# Work to complete
Select every line below containing the word "React".

:::

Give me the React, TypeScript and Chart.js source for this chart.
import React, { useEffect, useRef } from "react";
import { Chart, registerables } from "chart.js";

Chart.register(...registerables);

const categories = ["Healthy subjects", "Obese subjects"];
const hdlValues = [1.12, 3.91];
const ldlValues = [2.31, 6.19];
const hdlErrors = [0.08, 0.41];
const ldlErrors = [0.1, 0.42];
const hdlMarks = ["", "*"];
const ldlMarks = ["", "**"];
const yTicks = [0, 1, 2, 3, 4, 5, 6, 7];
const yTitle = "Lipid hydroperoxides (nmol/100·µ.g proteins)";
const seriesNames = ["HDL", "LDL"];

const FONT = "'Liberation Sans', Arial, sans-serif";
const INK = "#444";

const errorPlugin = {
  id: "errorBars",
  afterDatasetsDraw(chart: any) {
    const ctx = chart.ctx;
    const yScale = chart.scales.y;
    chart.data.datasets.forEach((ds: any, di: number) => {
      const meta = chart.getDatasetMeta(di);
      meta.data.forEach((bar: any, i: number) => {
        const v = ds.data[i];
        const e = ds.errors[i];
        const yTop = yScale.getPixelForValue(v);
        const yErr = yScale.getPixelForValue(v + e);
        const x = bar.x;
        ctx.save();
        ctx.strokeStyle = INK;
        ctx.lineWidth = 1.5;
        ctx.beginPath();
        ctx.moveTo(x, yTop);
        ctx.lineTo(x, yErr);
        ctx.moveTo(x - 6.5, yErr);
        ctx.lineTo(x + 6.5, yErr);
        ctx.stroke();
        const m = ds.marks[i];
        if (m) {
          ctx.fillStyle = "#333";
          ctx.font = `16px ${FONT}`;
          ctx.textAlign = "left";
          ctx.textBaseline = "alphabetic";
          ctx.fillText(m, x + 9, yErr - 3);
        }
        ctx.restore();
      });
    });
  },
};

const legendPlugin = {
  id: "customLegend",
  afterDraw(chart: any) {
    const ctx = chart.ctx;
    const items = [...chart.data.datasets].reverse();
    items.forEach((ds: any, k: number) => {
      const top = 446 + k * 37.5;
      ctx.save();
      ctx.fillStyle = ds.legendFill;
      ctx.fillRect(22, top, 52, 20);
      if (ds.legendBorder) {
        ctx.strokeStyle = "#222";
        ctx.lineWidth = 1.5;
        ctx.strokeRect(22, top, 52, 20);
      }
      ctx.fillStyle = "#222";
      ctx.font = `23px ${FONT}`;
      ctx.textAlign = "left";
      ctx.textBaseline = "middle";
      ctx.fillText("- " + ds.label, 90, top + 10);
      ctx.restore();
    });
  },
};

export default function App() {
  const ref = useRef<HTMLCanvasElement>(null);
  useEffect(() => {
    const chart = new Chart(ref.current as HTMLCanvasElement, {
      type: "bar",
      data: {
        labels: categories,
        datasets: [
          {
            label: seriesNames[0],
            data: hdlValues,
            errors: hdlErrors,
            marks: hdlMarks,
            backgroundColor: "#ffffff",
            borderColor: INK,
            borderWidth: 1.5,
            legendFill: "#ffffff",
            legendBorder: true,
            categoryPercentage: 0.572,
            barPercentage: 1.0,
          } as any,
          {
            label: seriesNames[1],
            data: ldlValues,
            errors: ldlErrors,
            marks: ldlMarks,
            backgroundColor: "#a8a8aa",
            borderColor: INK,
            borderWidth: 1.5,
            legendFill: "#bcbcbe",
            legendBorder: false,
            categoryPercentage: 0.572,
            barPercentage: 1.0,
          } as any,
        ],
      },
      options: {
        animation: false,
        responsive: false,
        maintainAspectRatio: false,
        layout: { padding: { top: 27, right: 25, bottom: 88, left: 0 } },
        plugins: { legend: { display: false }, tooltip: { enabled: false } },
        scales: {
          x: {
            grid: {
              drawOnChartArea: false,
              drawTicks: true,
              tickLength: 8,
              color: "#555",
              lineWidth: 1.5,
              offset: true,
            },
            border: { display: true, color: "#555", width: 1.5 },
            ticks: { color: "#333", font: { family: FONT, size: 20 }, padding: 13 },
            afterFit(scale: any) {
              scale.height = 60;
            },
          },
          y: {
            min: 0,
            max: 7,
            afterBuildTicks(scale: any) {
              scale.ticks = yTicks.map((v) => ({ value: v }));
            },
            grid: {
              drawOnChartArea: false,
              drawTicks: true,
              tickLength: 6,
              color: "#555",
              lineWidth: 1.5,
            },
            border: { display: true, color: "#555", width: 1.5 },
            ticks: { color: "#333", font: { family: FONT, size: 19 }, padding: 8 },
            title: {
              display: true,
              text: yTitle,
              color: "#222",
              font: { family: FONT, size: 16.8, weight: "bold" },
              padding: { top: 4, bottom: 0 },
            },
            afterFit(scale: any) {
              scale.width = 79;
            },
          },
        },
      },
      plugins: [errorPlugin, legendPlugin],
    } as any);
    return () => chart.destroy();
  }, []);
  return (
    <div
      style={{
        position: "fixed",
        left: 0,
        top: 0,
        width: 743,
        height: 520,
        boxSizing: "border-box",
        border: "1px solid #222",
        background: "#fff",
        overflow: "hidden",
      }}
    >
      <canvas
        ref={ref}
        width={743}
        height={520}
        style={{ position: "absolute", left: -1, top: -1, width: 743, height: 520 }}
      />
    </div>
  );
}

:::

# Solution for this problem
Give me the React, TypeScript and Chart.js source for this chart.
import React, { useEffect, useRef } from "react";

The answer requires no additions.